The fundraising message was signed by Tom Temprano, a gay man who is EQCA’s managing director and a San Francisco resident. He was asked how EQCA determined the date.
In response, Jorge Reyes Salinas, a gay man who is communications director for the organization, clarified the date issue in a message to the B.A.R.
“To clarify, we meant ‘today’ as in ‘at this moment,’ not specifically August 14. Our social media also does the same,” Reyes Salinas stated. “Saying ‘today’ was to uplift this moment and event in history, was not meant to be specific. Hope that clarifies since there is no specific date of when the Compton Cafeteria took place.”
As for Stryker, she said that she would like to solve this puzzle.

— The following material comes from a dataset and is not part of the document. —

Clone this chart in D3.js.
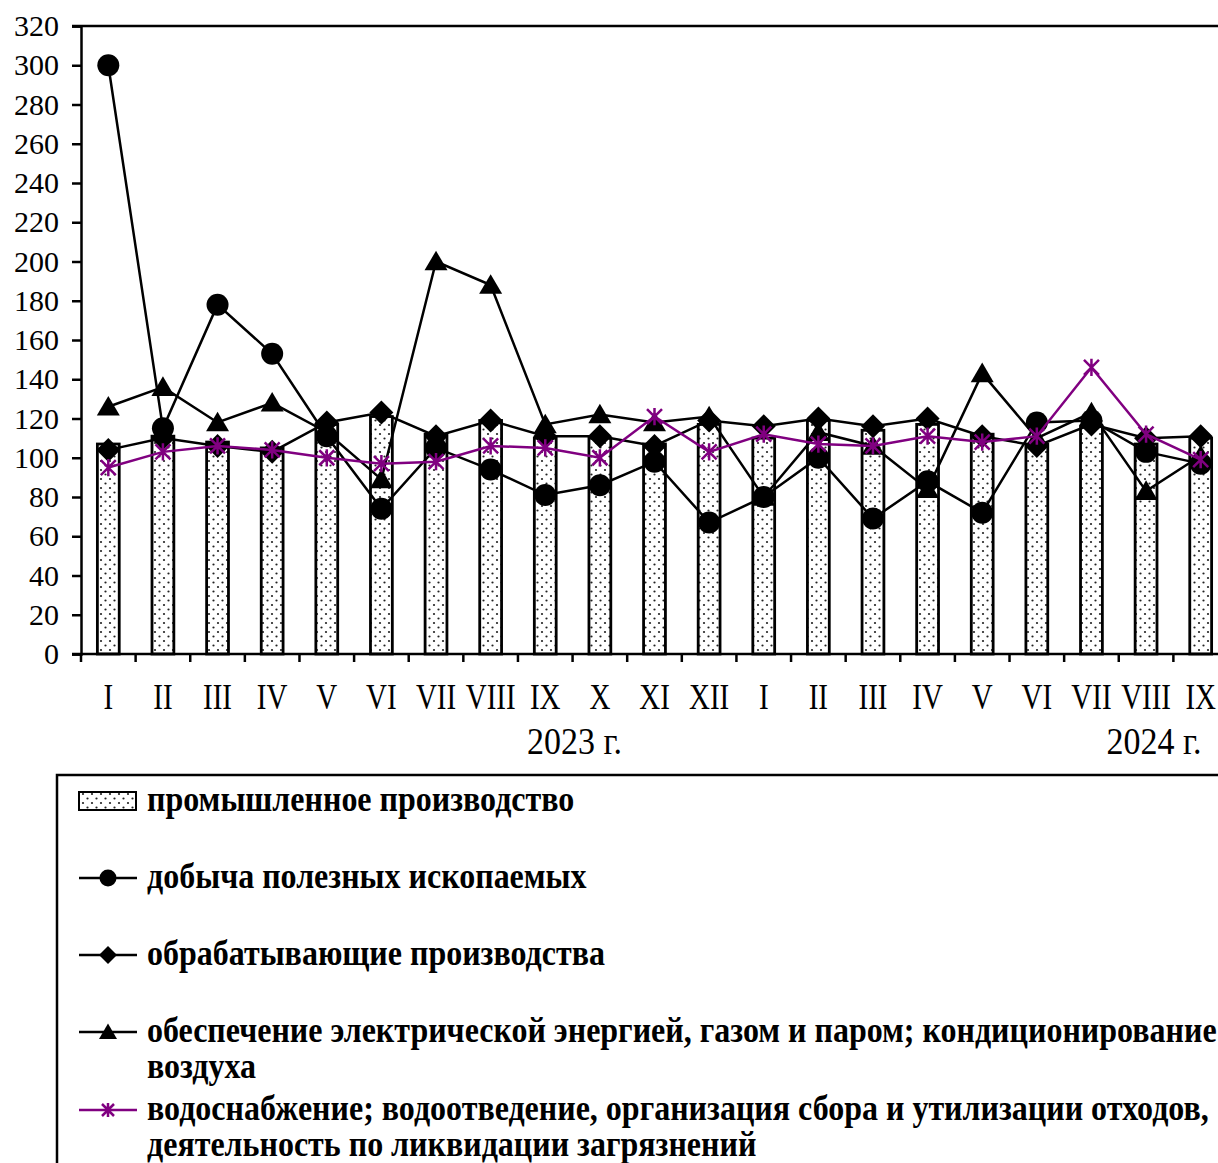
<!DOCTYPE html>
<html>
<head>
<meta charset="utf-8">
<script src="https://cdn.jsdelivr.net/npm/d3@7"></script>
<style>
  html, body { margin: 0; padding: 0; background: #fff; overflow: hidden; }
  svg { display: block; }
  text { font-family: "Liberation Serif", "Times New Roman", serif; fill: #000; }
</style>
</head>
<body>
<svg id="chart" width="1218" height="1163"></svg>
<script>
// ---- data ----
const months = ["I","II","III","IV","V","VI","VII","VIII","IX","X","XI","XII",
                "I","II","III","IV","V","VI","VII","VIII","IX"];
const yearLabels = ["2023 г.", "2024 г."];
const yTicks = [0,20,40,60,80,100,120,140,160,180,200,220,240,260,280,300,320];

const industry      = [107,111,108,105,117,121,112,119,110,110,107,117,110,119,114,117,112,107,116,107,110];
const mining        = [300,115,178,153,111,74,105,94,81,86,98,67,80,100,69,88,72,118,119,103,97];
const manufacturing = [104,110,106,103,118,123,111,119,111,111,106,119,116,120,116,120,111,106,117,110,111];
const electricity   = [126,136,118,128,113,89,200,188,117,122,118,121,80,113,106,84,143,110,123,83,101];
const water         = [95,103,106,104,100,97,98,106,105,100,121,103,112,107,106,111,108,111,146,112,99];

const seriesNames = [
  "промышленное производство",
  "добыча полезных ископаемых",
  "обрабатывающие производства",
  "обеспечение электрической энергией, газом и паром; кондиционирование|воздуха",
  "водоснабжение; водоотведение, организация сбора и утилизации отходов,|деятельность по ликвидации загрязнений"
];

(function () {
// ---- layout ----
const svg = d3.select("#chart");
const pLeft = 81, pRight = 1228, pTop = 26, pBottom = 654;
const PURPLE = "#800080";

const x = d3.scaleBand().domain(d3.range(months.length)).range([pLeft, pRight])
  .paddingInner(0.6).paddingOuter(0.3);
const y = d3.scaleLinear().domain([0, 320]).range([pBottom, pTop]);
const cx = i => x(i) + x.bandwidth() / 2;

// pattern for bars
const defs = svg.append("defs");
const pat = defs.append("pattern").attr("id", "dots").attr("patternUnits", "userSpaceOnUse")
  .attr("width", 9).attr("height", 9);
pat.append("rect").attr("width", 9).attr("height", 9).attr("fill", "#fff");
pat.append("circle").attr("cx", 2).attr("cy", 2).attr("r", 1.1).attr("fill", "#222");
pat.append("circle").attr("cx", 6.5).attr("cy", 6.5).attr("r", 1.1).attr("fill", "#222");

// bars
svg.append("g").selectAll("rect").data(industry).join("rect")
  .attr("x", (d, i) => x(i)).attr("width", x.bandwidth())
  .attr("y", d => y(d)).attr("height", d => y(0) - y(d))
  .attr("fill", "url(#dots)").attr("stroke", "#000").attr("stroke-width", 2.8);

// frame lines
svg.append("line").attr("x1", pLeft - 9).attr("x2", pRight).attr("y1", pTop).attr("y2", pTop)
  .attr("stroke", "#000").attr("stroke-width", 2.5);
svg.append("line").attr("x1", pRight).attr("x2", pRight).attr("y1", pTop).attr("y2", pBottom)
  .attr("stroke", "#000").attr("stroke-width", 2.5);

// y axis
const yAxis = svg.append("g").attr("transform", `translate(${pLeft},0)`)
  .call(d3.axisLeft(y).tickValues(yTicks).tickSize(9).tickPadding(13).tickFormat(d3.format("d")));
yAxis.select(".domain").attr("stroke-width", 2.5);
yAxis.selectAll(".tick line").attr("stroke-width", 2.5);
yAxis.selectAll(".tick text").style("font-size", "30px").attr("font-family", "Liberation Serif");

// x axis: boundary ticks
const bounds = d3.range(months.length + 1).map(i => pLeft + i * x.step());
svg.append("line").attr("x1", pLeft - 9).attr("x2", pRight).attr("y1", pBottom).attr("y2", pBottom)
  .attr("stroke", "#000").attr("stroke-width", 2.5);
svg.append("g").selectAll("line").data(bounds).join("line")
  .attr("x1", d => d).attr("x2", d => d).attr("y1", pBottom).attr("y2", pBottom + 8)
  .attr("stroke", "#000").attr("stroke-width", 2.5);

svg.append("g").selectAll("text").data(months).join("text")
  .attr("transform", (d, i) => `translate(${cx(i)},${pBottom + 55}) scale(1,1.25)`)
  .attr("text-anchor", "middle").style("font-size", "29px").text(d => d);

const yearPos = [ (cx(8) + cx(9)) / 2 + 2, cx(19) + 8 ];
svg.append("g").selectAll("text").data(yearLabels).join("text")
  .attr("transform", (d, i) => `translate(${yearPos[i]},${pBottom + 100}) scale(1,1.12)`)
  .attr("text-anchor", "middle").style("font-size", "34px").text(d => d);

// symbols
function drawMarker(g, type, px, py, s, color) {
  if (type === "circle") {
    g.append("circle").attr("cx", px).attr("cy", py).attr("r", s).attr("fill", color);
  } else if (type === "diamond") {
    g.append("path").attr("d", `M${px},${py - s}L${px + s},${py}L${px},${py + s}L${px - s},${py}Z`).attr("fill", color);
  } else if (type === "triangle") {
    const h = s * 1.7;
    g.append("path").attr("d", `M${px},${py - h * 0.55}L${px + s},${py + h * 0.45}L${px - s},${py + h * 0.45}Z`).attr("fill", color);
  } else if (type === "star") {
    const a = s;
    g.append("path").attr("d",
      `M${px - a},${py - a}L${px + a},${py + a}M${px - a},${py + a}L${px + a},${py - a}M${px},${py - a * 1.15}L${px},${py + a * 1.15}`)
      .attr("stroke", color).attr("stroke-width", 2.5).attr("fill", "none");
  }
}

const lineSeries = [
  { values: mining, type: "circle", size: 11, color: "#000" },
  { values: manufacturing, type: "diamond", size: 12, color: "#000" },
  { values: electricity, type: "triangle", size: 11.5, color: "#000" },
  { values: water, type: "star", size: 7.5, color: PURPLE }
];
const line = d3.line().x((d, i) => cx(i)).y(d => y(d));
lineSeries.forEach(s => {
  const g = svg.append("g");
  g.append("path").attr("d", line(s.values)).attr("fill", "none")
    .attr("stroke", s.color).attr("stroke-width", 2.5);
  s.values.forEach((v, i) => drawMarker(g, s.type, cx(i), y(v), s.size, s.color));
});

// legend
svg.append("rect").attr("x", 57).attr("y", 775).attr("width", 1300).attr("height", 500)
  .attr("fill", "none").attr("stroke", "#000").attr("stroke-width", 2.5);

const legY = [801, 878, 955, 1032, 1110];
const lg = svg.append("g");
lg.append("rect").attr("x", 79).attr("y", legY[0] - 9).attr("width", 57).attr("height", 18)
  .attr("fill", "url(#dots)").attr("stroke", "#000").attr("stroke-width", 2);
const legMarkers = [null, ["circle", 8.5, "#000"], ["diamond", 9, "#000"], ["triangle", 9, "#000"], ["star", 6, PURPLE]];
for (let k = 1; k < 5; k++) {
  const [t, s, c] = legMarkers[k];
  lg.append("line").attr("x1", 79).attr("x2", 137).attr("y1", legY[k]).attr("y2", legY[k])
    .attr("stroke", c).attr("stroke-width", 2.5);
  drawMarker(lg, t, 108, legY[k], s, c);
}
seriesNames.forEach((name, k) => {
  const parts = name.split("|");
  parts.forEach((p, j) => {
    lg.append("text")
      .attr("transform", `translate(147,${legY[k] + 10 + j * 36}) scale(1,1.1)`)
      .style("font-size", "32px").style("font-weight", "bold").text(p);
  });
});
})();
</script>
</body>
</html>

“I would love to find a date,” she said, adding that its absence allows others to question whether the Compton’s riot happened.
“I do see right-wing chatter that it’s all made up,” she said, but she added, “the Compton’s story has been told for a very, very long time.”
“I’ve got all these stories about why it’s forgotten and why it’s not recorded,” she said. “I wish I could find the one definitive date.”